Challenges, though, remain. While new software becomes available all the time, school can have a difficult time trying it out and finding exactly what they need. Math seems to offer the best software, but Bruce says there remains a huge need for science programs.

The feedback, while more efficient than having a teacher hand grade 30 papers, could still use improvement. Swersky says that although all the programs have their own data dashboard, so far no mechanism exists to pull all of that data together.

Related: Big Bucks for Blended Learning in K-12: Where’s the Evidence?

Whatever blended learning can or cannot do, Calkins, whose organization has given money to KIPP schools, cautions against seeing it as a way to save money. “If cost savings are the motivating factor for any school to be moving in this direction, they’re doing it for the wrong reasons,” he says.

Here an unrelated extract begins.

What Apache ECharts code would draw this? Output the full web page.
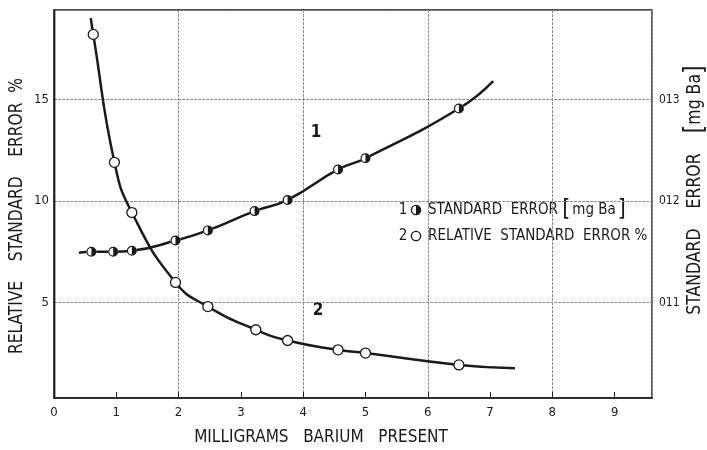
<!DOCTYPE html>
<html><head><meta charset="utf-8">
<script src="https://cdn.jsdelivr.net/npm/echarts@6/dist/echarts.min.js"></script>
<style>html,body{margin:0;padding:0;background:#fff}#c{width:707px;height:450px}</style>
</head><body><div id="c"></div>
<script>
// ---- data ----
const xMin = 0;
const xMax = 9.6;
const leftMin = 0.3;
const leftMax = 19.4;
const rightMin = 0.01006;
const rightMax = 0.01388;
// curve 1 : standard error [mg Ba] (right axis)
const seX = [0.6, 0.95, 1.25, 1.95, 2.47, 3.22, 3.75, 4.56, 5.0, 6.5];
const seY = [0.01150, 0.01150, 0.01151, 0.01161, 0.01171, 0.01190, 0.01201, 0.01231, 0.01242, 0.01291];
const seCurveStart = [0.4, 0.01149];
const seCurveEnd = [7.05, 0.01318];
// curve 2 : relative standard error % (left axis)
const rseX = [0.63, 0.97, 1.25, 1.95, 2.47, 3.24, 3.75, 4.56, 5.0, 6.5];
const rseY = [18.2, 11.9, 9.43, 5.99, 4.8, 3.66, 3.13, 2.67, 2.51, 1.93];
const rseCurveStart = [0.59, 19.0];
const rseCurveEnd = [7.4, 1.77];

const FONT = '"DejaVu Sans Condensed", "DejaVu Sans", sans-serif';
const INK = '#1a1a1a';
const GRID = '#8c8c8c';

const sePts = seX.map((x, i) => [x, seY[i]]);
const rsePts = rseX.map((x, i) => [x, rseY[i]]);
const HALF = 'path://M0,-10A10,10,0,1,1,0,10A10,10,0,1,1,0,-10Z M0,-7.6A7.6,7.6,0,1,0,0,7.6A7.6,7.6,0,1,0,0,-7.6Z M0,-7.6A7.6,7.6,0,0,1,0,7.6Z';

const chart = echarts.init(document.getElementById('c'), null, {renderer: 'canvas'});
chart.setOption({
  animation: false,
  backgroundColor: '#fff',
  textStyle: {fontFamily: FONT},
  grid: {left: 54, right: 55, top: 10, bottom: 52, show: true, borderColor: INK, borderWidth: 1.4, backgroundColor: 'transparent'},
  xAxis: [{
    type: 'value', min: xMin, max: xMax, interval: 1,
    axisLine: {show: true, lineStyle: {color: INK, width: 1.6}},
    axisTick: {show: true, inside: true, length: 6, lineStyle: {color: INK, width: 1}},
    axisLabel: {color: INK, fontSize: 13, fontFamily: FONT, margin: 8, showMaxLabel: false},
    splitLine: {show: false}
  }, {
    type: 'value', min: xMin, max: xMax, interval: 2, position: 'bottom',
    axisLine: {show: false}, axisTick: {show: false}, axisLabel: {show: false},
    splitLine: {show: true, lineStyle: {color: GRID, width: 1, type: [3, 1]}}
  }],
  yAxis: [{
    type: 'value', min: leftMin, max: leftMax, splitNumber: 4,
    axisLine: {show: true, lineStyle: {color: INK, width: 1.4}},
    axisTick: {show: false},
    axisLabel: {color: INK, fontSize: 13, fontFamily: FONT, margin: 5, showMinLabel: false, showMaxLabel: false},
    splitLine: {show: true, lineStyle: {color: GRID, width: 1, type: [3, 1]}}
  }, {
    type: 'value', min: rightMin, max: rightMax, splitNumber: 4, position: 'right',
    axisLine: {show: true, lineStyle: {color: INK, width: 1.4}},
    axisTick: {show: false},
    axisLabel: {color: INK, fontSize: 12, fontFamily: FONT, margin: 7, showMinLabel: false, showMaxLabel: false,
      formatter: v => String(Math.round(v * 1000)).padStart(3, '0')},
    splitLine: {show: false}
  }],
  series: [
    {type: 'line', z: 2, yAxisIndex: 1, data: [seCurveStart, ...sePts, seCurveEnd], symbol: 'none',
      smooth: 0.5, lineStyle: {color: INK, width: 2.5}},
    {type: 'line', z: 2, yAxisIndex: 0, data: [rseCurveStart, ...rsePts, rseCurveEnd], symbol: 'none',
      smooth: 0.5, lineStyle: {color: INK, width: 2.5}},
    {type: 'scatter', z: 5, yAxisIndex: 1, data: sePts, symbol: 'circle', symbolSize: 10,
      itemStyle: {color: '#fff', opacity: 1}},
    {type: 'scatter', z: 6, yAxisIndex: 1, data: sePts, symbol: HALF, symbolSize: 10,
      itemStyle: {color: INK, opacity: 1}},
    {type: 'scatter', z: 5, yAxisIndex: 0, data: rsePts, symbol: 'circle', symbolSize: 10,
      itemStyle: {color: '#fff', borderColor: INK, borderWidth: 1.3, opacity: 1}}
  ],
  graphic: [
    {type: 'text', x: 17, y: 216, rotation: Math.PI / 2, scaleX: 0.86,
      style: {text: 'RELATIVE    STANDARD    ERROR  %', font: '20px ' + FONT, fill: INK, align: 'center', verticalAlign: 'middle'}},
    {type: 'text', x: 695, y: 190, rotation: Math.PI / 2, scaleX: 0.92,
      style: {text: 'STANDARD    ERROR    {b|[}mg Ba{b|]}', font: '19px ' + FONT, fill: INK, align: 'center', verticalAlign: 'middle',
        rich: {b: {fontSize: 27, fontFamily: FONT, fill: INK}}}},
    {type: 'text', x: 321, y: 438,
      style: {text: 'MILLIGRAMS   BARIUM   PRESENT', font: '17px ' + FONT, fill: INK, align: 'center', verticalAlign: 'middle'}},
    {type: 'text', x: 316, y: 133, style: {text: '1', font: 'bold 17px ' + FONT, fill: INK, align: 'center', verticalAlign: 'middle'}},
    {type: 'text', x: 318, y: 311, style: {text: '2', font: 'bold 17px ' + FONT, fill: INK, align: 'center', verticalAlign: 'middle'}},
    // key
    {type: 'text', x: 403, y: 210, style: {text: '1', font: '15px ' + FONT, fill: INK, align: 'center', verticalAlign: 'middle'}},
    {type: 'circle', shape: {cx: 416, cy: 210, r: 4.6}, style: {fill: '#fff', stroke: INK, lineWidth: 1.4}},
    {type: 'sector', shape: {cx: 416, cy: 210, r: 4.6, r0: 0, startAngle: -Math.PI / 2, endAngle: Math.PI / 2}, style: {fill: INK}},
    {type: 'text', x: 428, y: 210, style: {text: 'STANDARD  ERROR {b|[}{m|mg Ba}{b|]}', font: '15px ' + FONT, fill: INK, verticalAlign: 'middle',
      rich: {b: {fontSize: 23, fontFamily: FONT, fill: INK, backgroundColor: '#fff', lineHeight: 26},
             m: {fontSize: 15, fontFamily: FONT, fill: INK, backgroundColor: '#fff', lineHeight: 26, padding: [0, 2]}}}},
    {type: 'text', x: 403, y: 236, style: {text: '2', font: '15px ' + FONT, fill: INK, align: 'center', verticalAlign: 'middle'}},
    {type: 'circle', shape: {cx: 416, cy: 236, r: 4.6}, style: {fill: '#fff', stroke: INK, lineWidth: 1.4}},
    {type: 'text', x: 428, y: 236, style: {text: 'RELATIVE  STANDARD  ERROR %', font: '15px ' + FONT, fill: INK, verticalAlign: 'middle'}}
  ]
});
</script></body></html>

This does not mean no one would do that. According to its staff directory, Carpe Diem Yuma, a 6-to-12 charter school in Arizona, has one teacher each in math, science, English and social studies — for 224 students. Using technology to cut costs could be particularly tempting for public schools on tight budgets and without access to the donations many charter schools receive.

Related: In Arizona desert, a charter school competes

While cost was a consideration at Empower, few view it as the driving force at KIPP. That said, there are financial incentives for KIPP and other schools to adopt technology. Grants and discounts to purchase equipment are available to schools that want to move toward blended learning. Overall, Frank says, the hardware “cost less than I had imagined.” On its website, KIPP acknowledges that “generous grants” from funders, including the Morgridge Family Foundation and the Bill & Melinda Gates Foundation, have enabled its schools to innovate with technology and “lead the charge.”

Yet hard evidence about the effect that blended learning has on student achievement at KIPP and elsewhere remains scant. Empower’s high scores seem to support its use of technology. There is little test data for Obras because Texas does not offer state tests until third grade, and the school doesn’t have a third grade yet. On the national Measures of Academic Progress assessment that all KIPP students take, 88 percent of Obras students met or exceeded target scores in math, and 74 percent met or exceeded target scores in English, KIPP reports.

Many KIPP schools without blended learning, though, have also shown strong results. And that’s the point, some at KIPP might say. “It’s always been about teachers first and foremost working with our kids in small groups,” says Kerr. “The responsibility is always on the adults, not on the computer, to meet the needs of preparing the child.”